Православие и русская литература в 6 частях. Часть 3 (II том) | страница 113
Да, природа для писателя — истинное божество. Можно сказать, что само мышление его натуроцентрично. Вот ведут долгий разговор две холодные горные вершины («Разговор»). Одна вопрошает, другая отвечает. Между вопросом и ответом — «проходит несколько тысяч лет: одна минута» (8, 457). Сразу же вспоминается: «…у Господа один день, как тысяча лет, и тысяча лет, как один день» (2 Пет. 3, 8). Но о чём беседуют эти боги? О тех маленьких козявках— людях, — которые появились где-то там, внизу, ненадолго, а вскоре исчезнули. «Теперь хорошо, — удовлетворенно произносит одно из божеств, — опрятно стало везде, бело совсем, куда ни глянь… Везде наш снег, ровный снег и лёд. Застыло всё. Хорошо теперь. Спокойно» (8, 458).
У этого божества — природы— нет любви к человеку.
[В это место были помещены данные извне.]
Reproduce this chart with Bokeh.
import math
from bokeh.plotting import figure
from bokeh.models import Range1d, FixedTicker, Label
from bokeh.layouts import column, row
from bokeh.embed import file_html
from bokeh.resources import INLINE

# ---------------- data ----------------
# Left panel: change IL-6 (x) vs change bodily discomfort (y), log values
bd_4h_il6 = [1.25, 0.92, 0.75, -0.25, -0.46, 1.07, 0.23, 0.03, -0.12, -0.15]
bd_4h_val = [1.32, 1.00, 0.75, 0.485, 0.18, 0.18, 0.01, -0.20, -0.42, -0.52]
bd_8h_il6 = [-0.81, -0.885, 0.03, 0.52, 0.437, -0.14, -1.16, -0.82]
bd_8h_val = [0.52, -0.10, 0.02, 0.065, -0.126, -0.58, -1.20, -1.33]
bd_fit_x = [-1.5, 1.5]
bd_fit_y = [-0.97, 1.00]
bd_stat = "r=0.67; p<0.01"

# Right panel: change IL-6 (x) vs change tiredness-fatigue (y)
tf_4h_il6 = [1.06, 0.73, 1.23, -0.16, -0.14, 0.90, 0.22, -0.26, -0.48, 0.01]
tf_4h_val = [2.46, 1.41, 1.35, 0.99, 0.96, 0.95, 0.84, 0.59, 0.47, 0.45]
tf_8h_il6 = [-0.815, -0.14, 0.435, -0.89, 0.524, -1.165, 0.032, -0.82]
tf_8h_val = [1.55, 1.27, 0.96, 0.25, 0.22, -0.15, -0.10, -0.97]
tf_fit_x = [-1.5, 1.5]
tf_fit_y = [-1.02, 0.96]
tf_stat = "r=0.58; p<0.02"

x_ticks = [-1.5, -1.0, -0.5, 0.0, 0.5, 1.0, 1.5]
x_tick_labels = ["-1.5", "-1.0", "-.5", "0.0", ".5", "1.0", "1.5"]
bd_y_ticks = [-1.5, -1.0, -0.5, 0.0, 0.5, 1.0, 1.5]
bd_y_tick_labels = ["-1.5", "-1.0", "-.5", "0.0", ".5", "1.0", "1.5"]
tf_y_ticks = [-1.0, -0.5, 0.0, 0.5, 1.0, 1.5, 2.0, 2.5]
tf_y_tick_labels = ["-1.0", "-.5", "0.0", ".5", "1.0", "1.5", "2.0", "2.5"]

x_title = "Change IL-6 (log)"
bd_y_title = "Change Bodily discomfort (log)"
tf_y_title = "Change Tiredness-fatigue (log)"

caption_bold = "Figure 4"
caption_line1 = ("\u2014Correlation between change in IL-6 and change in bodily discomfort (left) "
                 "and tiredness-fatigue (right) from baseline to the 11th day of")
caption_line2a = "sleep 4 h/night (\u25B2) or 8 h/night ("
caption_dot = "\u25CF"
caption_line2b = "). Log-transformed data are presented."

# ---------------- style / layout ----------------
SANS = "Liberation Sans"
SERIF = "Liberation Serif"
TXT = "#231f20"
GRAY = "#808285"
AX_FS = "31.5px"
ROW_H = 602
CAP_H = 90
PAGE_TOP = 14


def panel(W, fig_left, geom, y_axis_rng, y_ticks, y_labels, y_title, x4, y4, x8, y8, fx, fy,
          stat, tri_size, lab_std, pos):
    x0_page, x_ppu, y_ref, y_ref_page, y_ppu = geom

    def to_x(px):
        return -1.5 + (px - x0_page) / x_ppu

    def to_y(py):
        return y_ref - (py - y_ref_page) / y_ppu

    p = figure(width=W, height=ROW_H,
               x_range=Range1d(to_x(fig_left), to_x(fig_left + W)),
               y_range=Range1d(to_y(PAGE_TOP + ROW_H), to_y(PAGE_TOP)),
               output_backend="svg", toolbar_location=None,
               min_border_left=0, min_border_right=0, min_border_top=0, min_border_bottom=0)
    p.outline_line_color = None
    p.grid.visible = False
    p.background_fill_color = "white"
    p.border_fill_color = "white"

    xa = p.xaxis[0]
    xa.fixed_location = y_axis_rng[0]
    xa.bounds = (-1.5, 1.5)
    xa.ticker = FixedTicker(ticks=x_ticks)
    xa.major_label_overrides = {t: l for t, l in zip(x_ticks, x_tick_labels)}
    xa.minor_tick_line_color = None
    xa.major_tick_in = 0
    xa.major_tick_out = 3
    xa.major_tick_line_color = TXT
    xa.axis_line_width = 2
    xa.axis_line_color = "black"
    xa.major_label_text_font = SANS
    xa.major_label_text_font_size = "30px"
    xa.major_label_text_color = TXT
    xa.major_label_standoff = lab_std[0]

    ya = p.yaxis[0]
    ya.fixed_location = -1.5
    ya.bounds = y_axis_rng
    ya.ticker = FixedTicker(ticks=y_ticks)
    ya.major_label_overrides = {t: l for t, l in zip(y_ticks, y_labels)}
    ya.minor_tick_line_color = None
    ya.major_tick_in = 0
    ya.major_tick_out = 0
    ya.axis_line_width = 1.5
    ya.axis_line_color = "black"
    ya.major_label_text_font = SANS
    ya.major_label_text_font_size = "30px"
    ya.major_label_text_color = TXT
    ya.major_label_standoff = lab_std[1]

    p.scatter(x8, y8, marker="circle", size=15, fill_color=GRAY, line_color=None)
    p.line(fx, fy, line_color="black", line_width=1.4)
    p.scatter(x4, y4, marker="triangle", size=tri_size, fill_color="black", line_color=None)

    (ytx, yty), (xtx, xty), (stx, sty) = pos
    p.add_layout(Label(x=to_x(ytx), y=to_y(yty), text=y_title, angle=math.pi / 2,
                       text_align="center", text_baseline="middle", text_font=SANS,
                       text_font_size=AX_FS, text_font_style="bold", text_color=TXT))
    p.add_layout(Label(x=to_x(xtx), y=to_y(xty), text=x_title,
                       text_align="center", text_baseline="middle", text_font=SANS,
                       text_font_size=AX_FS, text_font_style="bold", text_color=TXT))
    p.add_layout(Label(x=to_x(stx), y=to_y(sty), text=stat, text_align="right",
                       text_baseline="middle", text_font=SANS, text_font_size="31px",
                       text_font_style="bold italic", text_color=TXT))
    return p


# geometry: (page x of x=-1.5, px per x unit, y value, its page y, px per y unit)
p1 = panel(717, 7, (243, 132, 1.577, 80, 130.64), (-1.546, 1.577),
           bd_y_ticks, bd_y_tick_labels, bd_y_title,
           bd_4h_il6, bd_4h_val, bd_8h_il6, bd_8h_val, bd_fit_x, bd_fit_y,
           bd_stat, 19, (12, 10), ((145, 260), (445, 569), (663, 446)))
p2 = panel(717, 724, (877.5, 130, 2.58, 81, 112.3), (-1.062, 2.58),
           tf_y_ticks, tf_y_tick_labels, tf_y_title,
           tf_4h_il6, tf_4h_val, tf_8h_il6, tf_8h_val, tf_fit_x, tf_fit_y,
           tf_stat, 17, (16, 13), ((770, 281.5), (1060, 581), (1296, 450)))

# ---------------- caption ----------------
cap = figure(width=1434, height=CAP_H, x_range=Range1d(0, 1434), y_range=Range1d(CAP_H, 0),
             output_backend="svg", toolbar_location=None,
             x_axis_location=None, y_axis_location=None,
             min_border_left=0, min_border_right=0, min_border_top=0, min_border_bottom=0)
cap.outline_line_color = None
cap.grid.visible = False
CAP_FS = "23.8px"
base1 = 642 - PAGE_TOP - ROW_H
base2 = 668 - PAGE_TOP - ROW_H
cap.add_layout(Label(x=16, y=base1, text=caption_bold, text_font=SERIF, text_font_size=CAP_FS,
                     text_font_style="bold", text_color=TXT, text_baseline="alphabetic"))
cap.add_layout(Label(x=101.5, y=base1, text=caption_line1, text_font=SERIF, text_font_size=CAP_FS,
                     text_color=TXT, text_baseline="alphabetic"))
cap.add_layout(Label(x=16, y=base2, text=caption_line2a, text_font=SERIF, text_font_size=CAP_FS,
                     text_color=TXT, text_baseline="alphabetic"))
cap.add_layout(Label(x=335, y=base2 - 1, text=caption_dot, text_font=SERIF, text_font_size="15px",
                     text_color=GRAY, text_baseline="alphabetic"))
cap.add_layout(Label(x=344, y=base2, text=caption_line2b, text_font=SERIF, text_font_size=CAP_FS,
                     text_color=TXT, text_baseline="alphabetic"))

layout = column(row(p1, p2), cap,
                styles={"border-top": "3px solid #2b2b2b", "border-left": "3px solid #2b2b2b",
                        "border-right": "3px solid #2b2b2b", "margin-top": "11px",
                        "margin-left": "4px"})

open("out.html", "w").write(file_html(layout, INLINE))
Природа и тянула и ужасала его — своего певца — равнодушием и отсутствием видимой цели в творимой ею жизни: «…она заставляет кровь обращаться в моих жилах без всякого моего участия, и она же заставляет звёзды появляться на небе, как прыщи на коже, и это ей одинаково ничего не стоит, и нет ей в том большой заслуги. Эта штука — равнодушная, повелительная, прожорливая, себялюбивая, подавляющая — это жизнь, природа или бог; называйте её как хотите, но не поклоняйтесь ей… Ибо в акте творения заключается не больше славы, чем есть славы в падающем камне, в текущей воде, в переваривающем желудке…»>142 (письмо к П.Виардо от 28 июля 1849 года).
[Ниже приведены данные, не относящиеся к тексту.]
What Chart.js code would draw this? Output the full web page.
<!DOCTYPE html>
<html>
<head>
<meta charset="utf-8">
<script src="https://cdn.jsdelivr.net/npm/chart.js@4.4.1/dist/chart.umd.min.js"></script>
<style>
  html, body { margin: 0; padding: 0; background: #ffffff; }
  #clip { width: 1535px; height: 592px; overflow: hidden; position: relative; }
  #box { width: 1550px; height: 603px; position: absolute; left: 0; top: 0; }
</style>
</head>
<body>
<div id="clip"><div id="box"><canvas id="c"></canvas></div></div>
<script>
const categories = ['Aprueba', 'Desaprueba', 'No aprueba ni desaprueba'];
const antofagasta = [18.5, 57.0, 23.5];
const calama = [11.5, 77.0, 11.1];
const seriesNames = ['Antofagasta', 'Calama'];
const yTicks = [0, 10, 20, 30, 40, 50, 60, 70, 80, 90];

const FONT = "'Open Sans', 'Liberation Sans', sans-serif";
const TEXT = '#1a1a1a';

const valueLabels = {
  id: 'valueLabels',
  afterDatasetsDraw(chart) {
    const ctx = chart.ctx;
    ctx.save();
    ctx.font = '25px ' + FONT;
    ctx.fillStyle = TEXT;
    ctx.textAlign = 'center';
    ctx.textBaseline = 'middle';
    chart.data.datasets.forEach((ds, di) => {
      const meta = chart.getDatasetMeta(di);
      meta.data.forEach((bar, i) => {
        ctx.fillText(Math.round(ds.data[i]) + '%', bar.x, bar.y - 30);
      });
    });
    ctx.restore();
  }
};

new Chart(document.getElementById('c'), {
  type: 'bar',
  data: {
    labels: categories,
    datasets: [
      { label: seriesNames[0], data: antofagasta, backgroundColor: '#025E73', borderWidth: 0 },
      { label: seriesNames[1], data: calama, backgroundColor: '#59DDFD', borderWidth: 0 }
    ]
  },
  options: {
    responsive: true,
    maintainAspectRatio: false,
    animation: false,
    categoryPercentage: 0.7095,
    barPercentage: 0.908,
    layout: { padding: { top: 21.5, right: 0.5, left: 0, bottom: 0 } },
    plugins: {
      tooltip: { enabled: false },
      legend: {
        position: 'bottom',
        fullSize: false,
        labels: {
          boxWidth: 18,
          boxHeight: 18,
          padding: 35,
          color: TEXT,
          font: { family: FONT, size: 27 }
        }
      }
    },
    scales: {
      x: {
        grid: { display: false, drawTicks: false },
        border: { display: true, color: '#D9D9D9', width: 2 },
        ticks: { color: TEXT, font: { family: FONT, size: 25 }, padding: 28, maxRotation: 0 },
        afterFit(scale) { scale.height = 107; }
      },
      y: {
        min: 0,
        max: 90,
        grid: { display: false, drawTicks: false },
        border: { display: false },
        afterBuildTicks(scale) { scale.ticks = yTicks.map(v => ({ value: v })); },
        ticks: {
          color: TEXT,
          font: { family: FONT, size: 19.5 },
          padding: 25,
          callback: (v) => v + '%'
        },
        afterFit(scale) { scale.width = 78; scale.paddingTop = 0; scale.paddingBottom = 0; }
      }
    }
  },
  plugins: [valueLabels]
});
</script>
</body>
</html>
Природа явилась для Тургенева и первопричиной гамлетовского начала — одного из проявлений её всеобщих законов: «Бесспорно, вся она составляет одно великое стройное целое — каждая точка в ней соединена со всеми другими, — но стремление её в то же время идёт к тому, чтобы каждая именно точка, каждая отдельная единица в ней существовала исключительно для себя, почитала бы себя средоточием вселенной, обращала бы всё окружающее себе на пользу, отрицала бы его независимость, завладевала бы им как своим достоянием» (Из рецензии на «Записки ружейного охотника» С.Т.Аксакова, 1852; 11, 155). Природа, таким образом, есть и первоисточник гордыни. И первоисточник дробности, разъединённости мира. Но должно же что-то противостоять этому? Объединение разрозненных точек в «общую бесконечную гармонию», «в которой, напротив, всё, что существует, — существует для другого, в другом только достигает примирения или разрешения — и все жизни сливаются в одну мировую жизнь, — это одна из тех «открытых» тайн, которые мы все и видим и не видим» (11, 155), — об этом он размышлял ещё в спасской ссылке в 1852 году. Проблема обособления и слияния — всё та же проблема, какая мучила его всегда. Эта-то тайна, эта загадка становится для Тургенева причиной глубоко пессимистических настроений, а порою и вывода о невозможности для человеческого разума найти своё успокоение в «бесконечности гармонии», ибо она — вне разума (а он же его предпочёл). Проблема, томившая Тургенева, легко разрешается в Православии — но как говорил Герцен о вере в подобном случае: на нет и суда нет.